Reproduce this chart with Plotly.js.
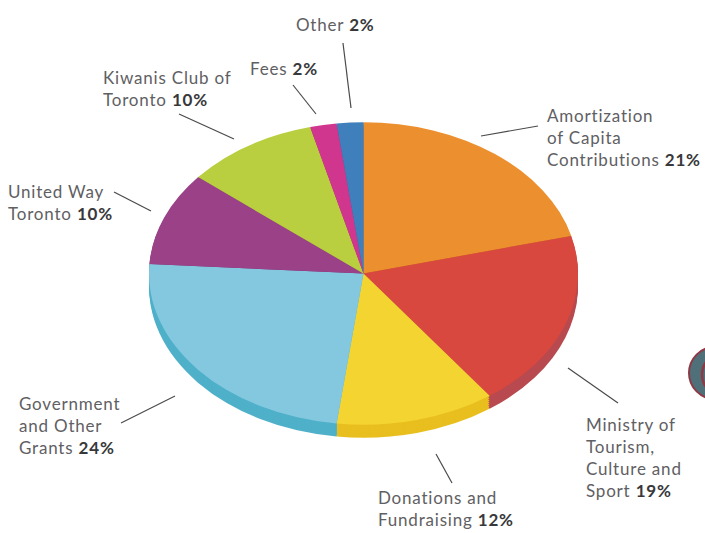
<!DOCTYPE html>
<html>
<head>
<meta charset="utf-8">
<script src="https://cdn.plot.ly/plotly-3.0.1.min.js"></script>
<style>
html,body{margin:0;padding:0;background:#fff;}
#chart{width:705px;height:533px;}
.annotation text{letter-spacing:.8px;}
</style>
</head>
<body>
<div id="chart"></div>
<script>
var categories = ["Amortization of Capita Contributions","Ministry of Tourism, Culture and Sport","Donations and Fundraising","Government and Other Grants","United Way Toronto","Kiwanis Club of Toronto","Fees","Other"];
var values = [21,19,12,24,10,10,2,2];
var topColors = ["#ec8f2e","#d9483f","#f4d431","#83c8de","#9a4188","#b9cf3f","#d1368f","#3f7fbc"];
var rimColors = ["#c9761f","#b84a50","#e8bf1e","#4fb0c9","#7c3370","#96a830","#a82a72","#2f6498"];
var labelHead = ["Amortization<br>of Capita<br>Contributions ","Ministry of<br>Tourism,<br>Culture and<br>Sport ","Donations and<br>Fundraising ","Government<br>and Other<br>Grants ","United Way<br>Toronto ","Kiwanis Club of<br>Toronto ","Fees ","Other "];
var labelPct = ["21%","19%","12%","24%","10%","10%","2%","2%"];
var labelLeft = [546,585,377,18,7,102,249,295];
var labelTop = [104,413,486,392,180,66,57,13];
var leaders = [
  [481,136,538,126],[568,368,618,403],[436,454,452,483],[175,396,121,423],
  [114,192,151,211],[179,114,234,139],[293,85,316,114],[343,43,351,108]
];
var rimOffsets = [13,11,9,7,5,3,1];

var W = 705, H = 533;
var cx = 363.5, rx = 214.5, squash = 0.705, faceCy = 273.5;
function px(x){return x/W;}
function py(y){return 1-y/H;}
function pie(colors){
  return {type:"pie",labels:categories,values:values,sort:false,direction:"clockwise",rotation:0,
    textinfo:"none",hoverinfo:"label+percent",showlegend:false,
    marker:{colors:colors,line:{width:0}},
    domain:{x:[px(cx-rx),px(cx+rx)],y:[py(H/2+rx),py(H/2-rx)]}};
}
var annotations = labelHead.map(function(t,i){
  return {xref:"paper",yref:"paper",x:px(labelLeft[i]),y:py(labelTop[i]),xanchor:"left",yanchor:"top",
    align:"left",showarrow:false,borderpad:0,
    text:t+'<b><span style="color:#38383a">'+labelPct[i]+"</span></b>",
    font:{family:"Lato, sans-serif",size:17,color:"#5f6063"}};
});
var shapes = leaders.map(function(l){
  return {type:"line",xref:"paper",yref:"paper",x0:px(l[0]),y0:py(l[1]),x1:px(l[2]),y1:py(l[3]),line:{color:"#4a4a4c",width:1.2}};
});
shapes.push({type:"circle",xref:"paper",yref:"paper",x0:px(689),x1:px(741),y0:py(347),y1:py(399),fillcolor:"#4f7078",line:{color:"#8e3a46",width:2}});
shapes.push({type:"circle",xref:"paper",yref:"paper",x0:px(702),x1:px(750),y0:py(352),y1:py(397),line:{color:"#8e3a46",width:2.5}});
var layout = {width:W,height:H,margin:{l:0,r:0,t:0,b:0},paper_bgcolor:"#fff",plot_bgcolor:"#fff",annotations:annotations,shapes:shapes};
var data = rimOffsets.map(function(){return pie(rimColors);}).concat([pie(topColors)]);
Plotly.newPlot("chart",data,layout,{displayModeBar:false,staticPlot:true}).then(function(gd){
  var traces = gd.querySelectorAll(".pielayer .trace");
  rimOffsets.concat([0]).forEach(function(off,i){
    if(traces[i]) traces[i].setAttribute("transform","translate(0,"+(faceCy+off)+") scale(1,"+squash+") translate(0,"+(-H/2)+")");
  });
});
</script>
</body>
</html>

● ● ● ● ●

TASK DETAILS >>
Give only the number of lines that include the word "chart".

THE SOLUTION >>
4